- Problem to solve -
Identify all lines below that hold "image" and collect them.
##### Information provided
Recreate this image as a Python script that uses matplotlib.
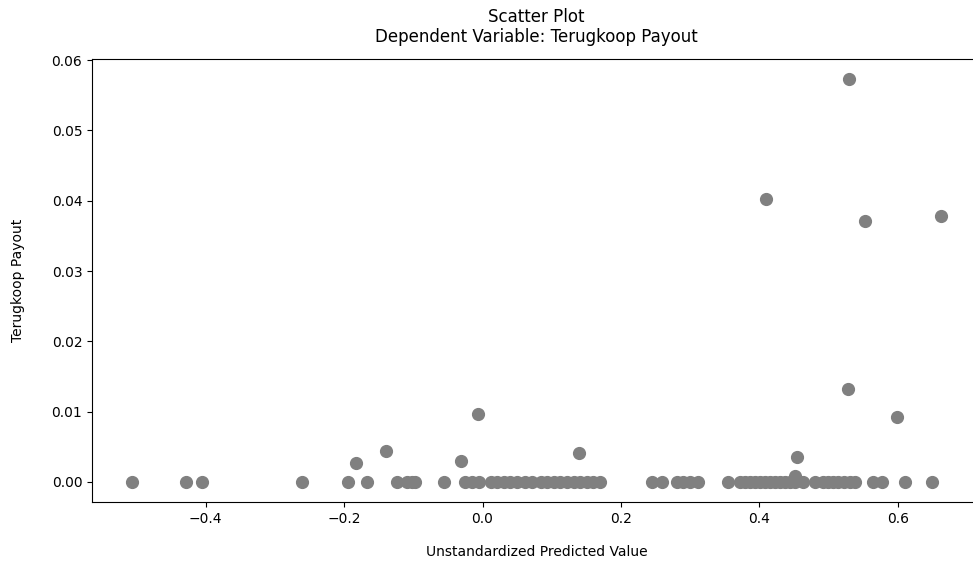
import numpy as np
import matplotlib
matplotlib.use("Agg")
import matplotlib.pyplot as plt

# predicted values whose payout is zero
zero_pred = [
    -0.506, -0.428, -0.405, -0.261, -0.195, -0.167, -0.124, -0.109, -0.102, -0.097,
    -0.055, -0.025, -0.015, -0.005, 0.012, 0.021, 0.031, 0.040, 0.050, 0.062,
    0.072, 0.084, 0.093, 0.103, 0.112, 0.122, 0.132, 0.141, 0.151, 0.160,
    0.170, 0.245, 0.259, 0.281, 0.290, 0.300, 0.312, 0.355, 0.372, 0.379,
    0.386, 0.394, 0.401, 0.408, 0.415, 0.422, 0.430, 0.437, 0.444, 0.451,
    0.463, 0.480, 0.492, 0.499, 0.507, 0.514, 0.523, 0.531, 0.538, 0.564,
    0.577, 0.611, 0.649,
]

# predicted values with a non-zero payout
nonzero_pred = [-0.183, -0.140, -0.031, -0.0068, 0.140, 0.410, 0.454, 0.452,
                0.528, 0.530, 0.553, 0.599, 0.662]
nonzero_payout = [0.00275, 0.00446, 0.00303, 0.00959, 0.00409, 0.0403, 0.00352,
                  0.00085, 0.0132, 0.0573, 0.0371, 0.00926, 0.0378]

x = np.array(zero_pred + nonzero_pred)
y = np.array([0.0] * len(zero_pred) + nonzero_payout)

fig = plt.figure(figsize=(9.73, 5.65), dpi=100)
# the original image is cropped on the right, so the axes run past the edge
ax = fig.add_axes([92 / 973, 63 / 565, 889 / 973, 443 / 565])
ax.scatter(x, y, s=72, color="gray", zorder=3)

ax.set_yticks([0.0, 0.01, 0.02, 0.03, 0.04, 0.05, 0.06])
ax.set_xticks([-0.4, -0.2, 0.0, 0.2, 0.4, 0.6])
ax.tick_params(labelsize=10)
ax.set_xlabel("Unstandardized Predicted Value", fontsize=10, labelpad=14)
ax.set_ylabel("Terugkoop Payout", fontsize=10, labelpad=19)
ax.set_title("Scatter Plot\nDependent Variable: Terugkoop Payout", fontsize=12, pad=12)

fig.savefig("out.png", dpi=100)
##########
- Response -
Recreate this image as a Python script that uses matplotlib.
# the original image is cropped on the right, so the axes run past the edge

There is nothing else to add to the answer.